Work instructions: Write out the material exactly, leaving every picture behind.

Raw data:
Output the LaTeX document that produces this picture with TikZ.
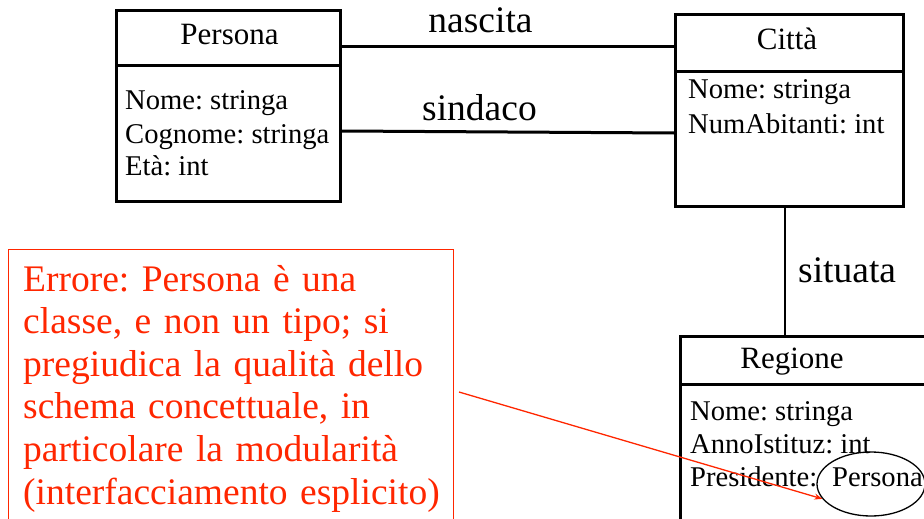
\documentclass[tikz,border=0pt]{standalone}
\usepackage{fontspec}
\setmainfont{Liberation Serif}
\usetikzlibrary{shapes.geometric,arrows.meta}
\definecolor{errred}{RGB}{255,38,0}
\tikzset{
  classbox/.style={draw=black, line width=2.6pt, inner sep=0pt, anchor=north west},
  attr/.style={font=\fontsize{28.6}{33}\selectfont, anchor=base west, inner sep=0pt},
  hdr/.style={font=\fontsize{31}{35}\selectfont, anchor=base, inner sep=0pt},
  lbl/.style={font=\fontsize{37.5}{42}\selectfont, anchor=base, inner sep=0pt},
  assoc/.style={draw=black, line width=3pt},
  errbox/.style={draw=errred, line width=1.4pt, inner sep=0pt, anchor=north west},
  errtext/.style={text=errred, font=\fontsize{37.5}{42.6}\selectfont, anchor=base west, inner sep=0pt, align=left, text width=430pt},
  errarrow/.style={draw=errred, line width=1.3pt, -{Stealth[length=8pt,width=6pt]}},
}
\begin{document}
\frenchspacing
\begin{tikzpicture}[x=1pt,y=-1pt]
\useasboundingbox (0,0) rectangle (924,519);
\clip (0,0) rectangle (924,519);
% Persona
\node[classbox, minimum width=224pt, minimum height=55pt] (perH) at (115,9) {};
\node[classbox, minimum width=224pt, minimum height=136pt] (perB) at (115,64) {};
\node[hdr] (perT) at (229.5,45) {Persona};
\node[attr] (perA1) at (125,110) {Nome: stringa};
\node[attr] (perA2) at (125,143) {Cognome: stringa};
\node[attr] (perA3) at (125,175) {Età: int};
% Citta
\node[classbox, minimum width=228pt, minimum height=57pt] (citH) at (674,13) {};
\node[classbox, minimum width=228pt, minimum height=135pt] (citB) at (674,70) {};
\node[hdr] (citT) at (787,50) {Città};
\node[attr] (citA1) at (688,99) {Nome: stringa};
\node[attr] (citA2) at (688,133) {NumAbitanti: int};
% Regione
\node[classbox, minimum width=260pt, minimum height=48pt] (regH) at (679,335) {};
\node[classbox, minimum width=260pt, minimum height=160pt] (regB) at (679,383) {};
\node[hdr] (regT) at (792,368) {Regione};
\node[attr] (regA1) at (690,420) {Nome: stringa};
\node[attr] (regA2) at (690,453) {AnnoIstituz: int};
\node[attr] (regA3) at (690,486) {Presidente:};
\node[attr] (regA4) at (832,486) {Persona};
\node[draw=black, line width=1.3pt, ellipse, minimum width=108pt, minimum height=64pt, inner sep=0pt] (pel) at (871,484) {};
% associations
\draw[assoc] (perH.east |- 0,47) -- (citH.west |- 0,47);
\node[lbl] (nasc) at (480.5,33) {nascita};
\draw[assoc] (perB.east |- 0,131) -- (citB.west |- 0,133);
\node[lbl] (sind) at (479.5,120) {sindaco};
\draw[draw=black, line width=2.6pt] (citB.south -| 785,0) -- (regH.north -| 785,0);
\node[lbl, anchor=base west] (sit) at (798,282) {situata};
% error note
\node[errbox, minimum width=445pt, minimum height=290pt] (err) at (8,249) {};
\node[errtext] (errT) at (23,291) {Errore: Persona è una\\classe, e non un tipo; si\\pregiudica la qualità dello\\schema concettuale, in\\particolare la modularità\\(interfacciamento esplicito)};
\coordinate (arrS) at (459,392);
\draw[errarrow] (arrS) -- (pel.197);
\end{tikzpicture}
\end{document}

Answer for this exercise:
Output the LaTeX document that produces this picture with TikZ.
\documentclass[tikz,border=0pt]{standalone}
\usepackage{fontspec}
\setmainfont{Liberation Serif}
\usetikzlibrary{shapes.geometric,arrows.meta}
\definecolor{errred}{RGB}{255,38,0}
\tikzset{
  classbox/.style={draw=black, line width=2.6pt, inner sep=0pt, anchor=north west},
  attr/.style={font=\fontsize{28.6}{33}\selectfont, anchor=base west, inner sep=0pt},
  hdr/.style={font=\fontsize{31}{35}\selectfont, anchor=base, inner sep=0pt},
  lbl/.style={font=\fontsize{37.5}{42}\selectfont, anchor=base, inner sep=0pt},
  assoc/.style={draw=black, line width=3pt},
  errbox/.style={draw=errred, line width=1.4pt, inner sep=0pt, anchor=north west},
  errtext/.style={text=errred, font=\fontsize{37.5}{42.6}\selectfont, anchor=base west, inner sep=0pt, align=left, text width=430pt},
  errarrow/.style={draw=errred, line width=1.3pt, -{Stealth[length=8pt,width=6pt]}},
}
\begin{document}
\frenchspacing
\begin{tikzpicture}[x=1pt,y=-1pt]
\useasboundingbox (0,0) rectangle (924,519);
\clip (0,0) rectangle (924,519);
% Persona
\node[classbox, minimum width=224pt, minimum height=55pt] (perH) at (115,9) {};
\node[classbox, minimum width=224pt, minimum height=136pt] (perB) at (115,64) {};
\node[hdr] (perT) at (229.5,45) {Persona};
\node[attr] (perA1) at (125,110) {Nome: stringa};
\node[attr] (perA2) at (125,143) {Cognome: stringa};
\node[attr] (perA3) at (125,175) {Età: int};
% Citta
\node[classbox, minimum width=228pt, minimum height=57pt] (citH) at (674,13) {};
\node[classbox, minimum width=228pt, minimum height=135pt] (citB) at (674,70) {};
\node[hdr] (citT) at (787,50) {Città};
\node[attr] (citA1) at (688,99) {Nome: stringa};
\node[attr] (citA2) at (688,133) {NumAbitanti: int};
% Regione
\node[classbox, minimum width=260pt, minimum height=48pt] (regH) at (679,335) {};
\node[classbox, minimum width=260pt, minimum height=160pt] (regB) at (679,383) {};
\node[hdr] (regT) at (792,368) {Regione};
\node[attr] (regA1) at (690,420) {Nome: stringa};
\node[attr] (regA2) at (690,453) {AnnoIstituz: int};
\node[attr] (regA3) at (690,486) {Presidente:};
\node[attr] (regA4) at (832,486) {Persona};
\node[draw=black, line width=1.3pt, ellipse, minimum width=108pt, minimum height=64pt, inner sep=0pt] (pel) at (871,484) {};
% associations
\draw[assoc] (perH.east |- 0,47) -- (citH.west |- 0,47);
\node[lbl] (nasc) at (480.5,33) {nascita};
\draw[assoc] (perB.east |- 0,131) -- (citB.west |- 0,133);
\node[lbl] (sind) at (479.5,120) {sindaco};
\draw[draw=black, line width=2.6pt] (citB.south -| 785,0) -- (regH.north -| 785,0);
\node[lbl, anchor=base west] (sit) at (798,282) {situata};
% error note
\node[errbox, minimum width=445pt, minimum height=290pt] (err) at (8,249) {};
\node[errtext] (errT) at (23,291) {Errore: Persona è una\\classe, e non un tipo; si\\pregiudica la qualità dello\\schema concettuale, in\\particolare la modularità\\(interfacciamento esplicito)};
\coordinate (arrS) at (459,392);
\draw[errarrow] (arrS) -- (pel.197);
\end{tikzpicture}
\end{document}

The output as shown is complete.